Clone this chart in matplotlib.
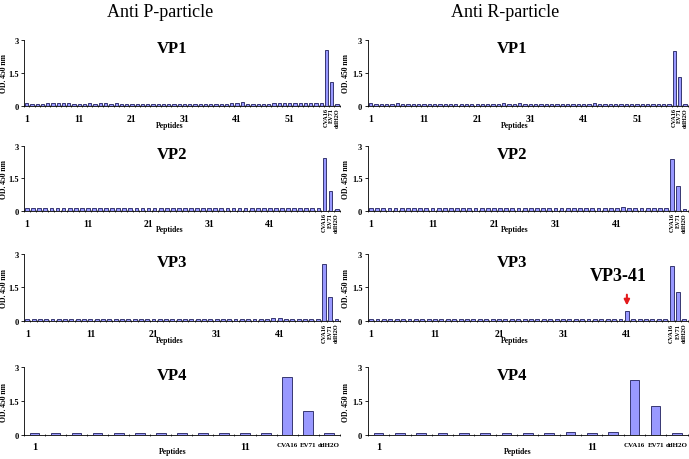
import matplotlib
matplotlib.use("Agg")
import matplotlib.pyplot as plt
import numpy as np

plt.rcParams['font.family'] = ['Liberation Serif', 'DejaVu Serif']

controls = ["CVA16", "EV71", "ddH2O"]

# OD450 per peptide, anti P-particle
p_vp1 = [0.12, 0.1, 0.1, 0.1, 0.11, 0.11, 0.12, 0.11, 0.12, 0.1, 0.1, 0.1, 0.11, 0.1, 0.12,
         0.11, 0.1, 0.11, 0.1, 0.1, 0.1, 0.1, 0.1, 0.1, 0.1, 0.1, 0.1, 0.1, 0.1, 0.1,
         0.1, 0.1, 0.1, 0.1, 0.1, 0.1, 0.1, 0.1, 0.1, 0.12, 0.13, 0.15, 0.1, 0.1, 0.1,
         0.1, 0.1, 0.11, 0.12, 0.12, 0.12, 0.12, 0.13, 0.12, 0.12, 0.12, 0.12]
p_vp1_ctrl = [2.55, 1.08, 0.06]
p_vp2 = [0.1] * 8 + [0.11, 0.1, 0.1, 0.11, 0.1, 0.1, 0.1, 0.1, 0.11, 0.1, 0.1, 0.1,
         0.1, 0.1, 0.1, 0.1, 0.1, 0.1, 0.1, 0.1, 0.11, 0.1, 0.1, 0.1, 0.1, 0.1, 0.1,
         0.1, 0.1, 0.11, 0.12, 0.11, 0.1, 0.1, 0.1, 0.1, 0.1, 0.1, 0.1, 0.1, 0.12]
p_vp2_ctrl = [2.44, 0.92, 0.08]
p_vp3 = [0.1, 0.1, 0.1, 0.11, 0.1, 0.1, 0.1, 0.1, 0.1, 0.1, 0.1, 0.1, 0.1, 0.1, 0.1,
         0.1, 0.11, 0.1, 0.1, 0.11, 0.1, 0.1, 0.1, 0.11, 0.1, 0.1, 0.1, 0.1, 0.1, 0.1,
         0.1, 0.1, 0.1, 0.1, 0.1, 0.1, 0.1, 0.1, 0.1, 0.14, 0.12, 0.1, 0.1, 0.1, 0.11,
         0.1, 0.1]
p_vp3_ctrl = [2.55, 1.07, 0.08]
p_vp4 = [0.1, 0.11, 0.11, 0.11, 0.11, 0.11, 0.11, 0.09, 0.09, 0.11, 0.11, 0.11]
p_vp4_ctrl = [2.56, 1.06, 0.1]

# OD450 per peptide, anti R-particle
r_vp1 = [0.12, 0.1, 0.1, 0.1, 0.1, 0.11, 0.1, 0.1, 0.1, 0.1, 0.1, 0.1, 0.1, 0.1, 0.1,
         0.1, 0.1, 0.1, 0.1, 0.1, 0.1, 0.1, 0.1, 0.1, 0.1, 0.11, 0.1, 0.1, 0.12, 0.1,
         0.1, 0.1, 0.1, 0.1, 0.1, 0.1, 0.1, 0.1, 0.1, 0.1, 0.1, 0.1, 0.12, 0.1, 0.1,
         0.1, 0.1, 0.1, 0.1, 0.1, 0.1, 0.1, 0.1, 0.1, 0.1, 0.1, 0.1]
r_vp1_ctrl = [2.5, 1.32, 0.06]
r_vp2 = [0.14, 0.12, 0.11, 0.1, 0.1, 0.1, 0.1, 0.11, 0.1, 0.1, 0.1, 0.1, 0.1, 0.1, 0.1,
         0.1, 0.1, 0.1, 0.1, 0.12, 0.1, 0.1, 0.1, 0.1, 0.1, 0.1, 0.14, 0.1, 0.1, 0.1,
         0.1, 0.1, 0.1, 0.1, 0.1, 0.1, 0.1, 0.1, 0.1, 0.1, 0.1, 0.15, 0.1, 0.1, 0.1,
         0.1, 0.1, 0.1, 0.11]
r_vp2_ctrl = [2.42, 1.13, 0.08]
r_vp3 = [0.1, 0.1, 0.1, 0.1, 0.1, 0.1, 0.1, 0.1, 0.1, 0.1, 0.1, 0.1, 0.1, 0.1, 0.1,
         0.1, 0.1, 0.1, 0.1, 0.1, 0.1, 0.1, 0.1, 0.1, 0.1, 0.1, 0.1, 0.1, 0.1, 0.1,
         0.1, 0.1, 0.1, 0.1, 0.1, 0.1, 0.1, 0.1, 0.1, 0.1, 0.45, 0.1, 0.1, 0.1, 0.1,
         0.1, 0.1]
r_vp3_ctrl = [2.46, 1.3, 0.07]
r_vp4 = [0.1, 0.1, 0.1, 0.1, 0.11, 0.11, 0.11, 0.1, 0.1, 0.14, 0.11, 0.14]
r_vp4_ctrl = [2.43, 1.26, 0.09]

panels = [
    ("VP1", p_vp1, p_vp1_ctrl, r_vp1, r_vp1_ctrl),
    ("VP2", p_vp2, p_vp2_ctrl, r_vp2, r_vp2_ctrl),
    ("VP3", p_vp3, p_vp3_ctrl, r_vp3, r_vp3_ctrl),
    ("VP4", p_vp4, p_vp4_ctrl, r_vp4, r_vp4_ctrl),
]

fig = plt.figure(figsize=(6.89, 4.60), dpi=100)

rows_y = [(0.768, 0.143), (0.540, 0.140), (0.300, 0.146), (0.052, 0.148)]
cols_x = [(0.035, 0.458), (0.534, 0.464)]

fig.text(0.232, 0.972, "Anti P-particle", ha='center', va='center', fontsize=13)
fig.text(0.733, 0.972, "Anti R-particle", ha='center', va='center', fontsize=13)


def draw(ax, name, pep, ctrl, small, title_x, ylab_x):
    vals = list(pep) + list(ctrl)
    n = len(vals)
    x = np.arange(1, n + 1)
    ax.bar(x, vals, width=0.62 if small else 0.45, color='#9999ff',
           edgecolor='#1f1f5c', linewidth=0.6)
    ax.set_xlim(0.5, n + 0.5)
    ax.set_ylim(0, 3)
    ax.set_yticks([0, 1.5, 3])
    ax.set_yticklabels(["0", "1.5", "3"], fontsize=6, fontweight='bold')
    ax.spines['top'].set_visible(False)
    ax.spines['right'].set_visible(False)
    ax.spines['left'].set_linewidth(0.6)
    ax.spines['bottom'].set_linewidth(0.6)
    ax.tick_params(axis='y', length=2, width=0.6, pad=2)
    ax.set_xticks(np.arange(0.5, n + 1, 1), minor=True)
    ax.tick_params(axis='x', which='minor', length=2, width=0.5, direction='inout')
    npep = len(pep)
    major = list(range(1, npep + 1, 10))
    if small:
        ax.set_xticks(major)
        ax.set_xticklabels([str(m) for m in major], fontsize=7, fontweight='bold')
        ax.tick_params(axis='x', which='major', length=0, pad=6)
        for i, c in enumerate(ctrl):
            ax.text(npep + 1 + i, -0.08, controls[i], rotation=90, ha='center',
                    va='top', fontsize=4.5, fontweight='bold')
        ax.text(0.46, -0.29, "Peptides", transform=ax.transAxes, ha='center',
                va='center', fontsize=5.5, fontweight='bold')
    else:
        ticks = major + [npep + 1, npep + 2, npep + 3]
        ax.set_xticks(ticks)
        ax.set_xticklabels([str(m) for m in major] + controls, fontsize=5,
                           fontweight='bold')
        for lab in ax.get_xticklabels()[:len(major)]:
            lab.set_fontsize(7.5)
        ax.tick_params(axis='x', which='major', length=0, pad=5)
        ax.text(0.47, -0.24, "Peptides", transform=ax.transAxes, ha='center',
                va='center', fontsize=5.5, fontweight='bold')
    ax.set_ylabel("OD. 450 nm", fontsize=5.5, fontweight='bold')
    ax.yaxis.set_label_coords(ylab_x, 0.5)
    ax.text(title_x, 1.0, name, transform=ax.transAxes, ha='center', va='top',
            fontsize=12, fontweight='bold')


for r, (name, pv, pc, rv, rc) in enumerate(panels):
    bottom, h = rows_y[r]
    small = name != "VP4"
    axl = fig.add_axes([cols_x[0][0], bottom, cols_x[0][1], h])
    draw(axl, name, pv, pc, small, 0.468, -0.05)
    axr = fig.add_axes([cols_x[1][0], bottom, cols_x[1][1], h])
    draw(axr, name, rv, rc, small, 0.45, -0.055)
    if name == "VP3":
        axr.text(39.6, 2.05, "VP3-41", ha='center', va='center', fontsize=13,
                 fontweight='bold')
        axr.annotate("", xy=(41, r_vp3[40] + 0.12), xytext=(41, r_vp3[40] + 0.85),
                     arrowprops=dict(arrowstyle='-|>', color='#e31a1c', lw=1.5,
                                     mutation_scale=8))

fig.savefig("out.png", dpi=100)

-----

* GOAL OF THE EXERCISE
Pictures stay out. Repeat only the lines from the beginning of the data through the line that has "p_vp4_ctrl = [2.56, 1.06, 0.1]".

* FINAL RESULT
Clone this chart in matplotlib.
import matplotlib
matplotlib.use("Agg")
import matplotlib.pyplot as plt
import numpy as np

plt.rcParams['font.family'] = ['Liberation Serif', 'DejaVu Serif']

controls = ["CVA16", "EV71", "ddH2O"]

# OD450 per peptide, anti P-particle
p_vp1 = [0.12, 0.1, 0.1, 0.1, 0.11, 0.11, 0.12, 0.11, 0.12, 0.1, 0.1, 0.1, 0.11, 0.1, 0.12,
         0.11, 0.1, 0.11, 0.1, 0.1, 0.1, 0.1, 0.1, 0.1, 0.1, 0.1, 0.1, 0.1, 0.1, 0.1,
         0.1, 0.1, 0.1, 0.1, 0.1, 0.1, 0.1, 0.1, 0.1, 0.12, 0.13, 0.15, 0.1, 0.1, 0.1,
         0.1, 0.1, 0.11, 0.12, 0.12, 0.12, 0.12, 0.13, 0.12, 0.12, 0.12, 0.12]
p_vp1_ctrl = [2.55, 1.08, 0.06]
p_vp2 = [0.1] * 8 + [0.11, 0.1, 0.1, 0.11, 0.1, 0.1, 0.1, 0.1, 0.11, 0.1, 0.1, 0.1,
         0.1, 0.1, 0.1, 0.1, 0.1, 0.1, 0.1, 0.1, 0.11, 0.1, 0.1, 0.1, 0.1, 0.1, 0.1,
         0.1, 0.1, 0.11, 0.12, 0.11, 0.1, 0.1, 0.1, 0.1, 0.1, 0.1, 0.1, 0.1, 0.12]
p_vp2_ctrl = [2.44, 0.92, 0.08]
p_vp3 = [0.1, 0.1, 0.1, 0.11, 0.1, 0.1, 0.1, 0.1, 0.1, 0.1, 0.1, 0.1, 0.1, 0.1, 0.1,
         0.1, 0.11, 0.1, 0.1, 0.11, 0.1, 0.1, 0.1, 0.11, 0.1, 0.1, 0.1, 0.1, 0.1, 0.1,
         0.1, 0.1, 0.1, 0.1, 0.1, 0.1, 0.1, 0.1, 0.1, 0.14, 0.12, 0.1, 0.1, 0.1, 0.11,
         0.1, 0.1]
p_vp3_ctrl = [2.55, 1.07, 0.08]
p_vp4 = [0.1, 0.11, 0.11, 0.11, 0.11, 0.11, 0.11, 0.09, 0.09, 0.11, 0.11, 0.11]
p_vp4_ctrl = [2.56, 1.06, 0.1]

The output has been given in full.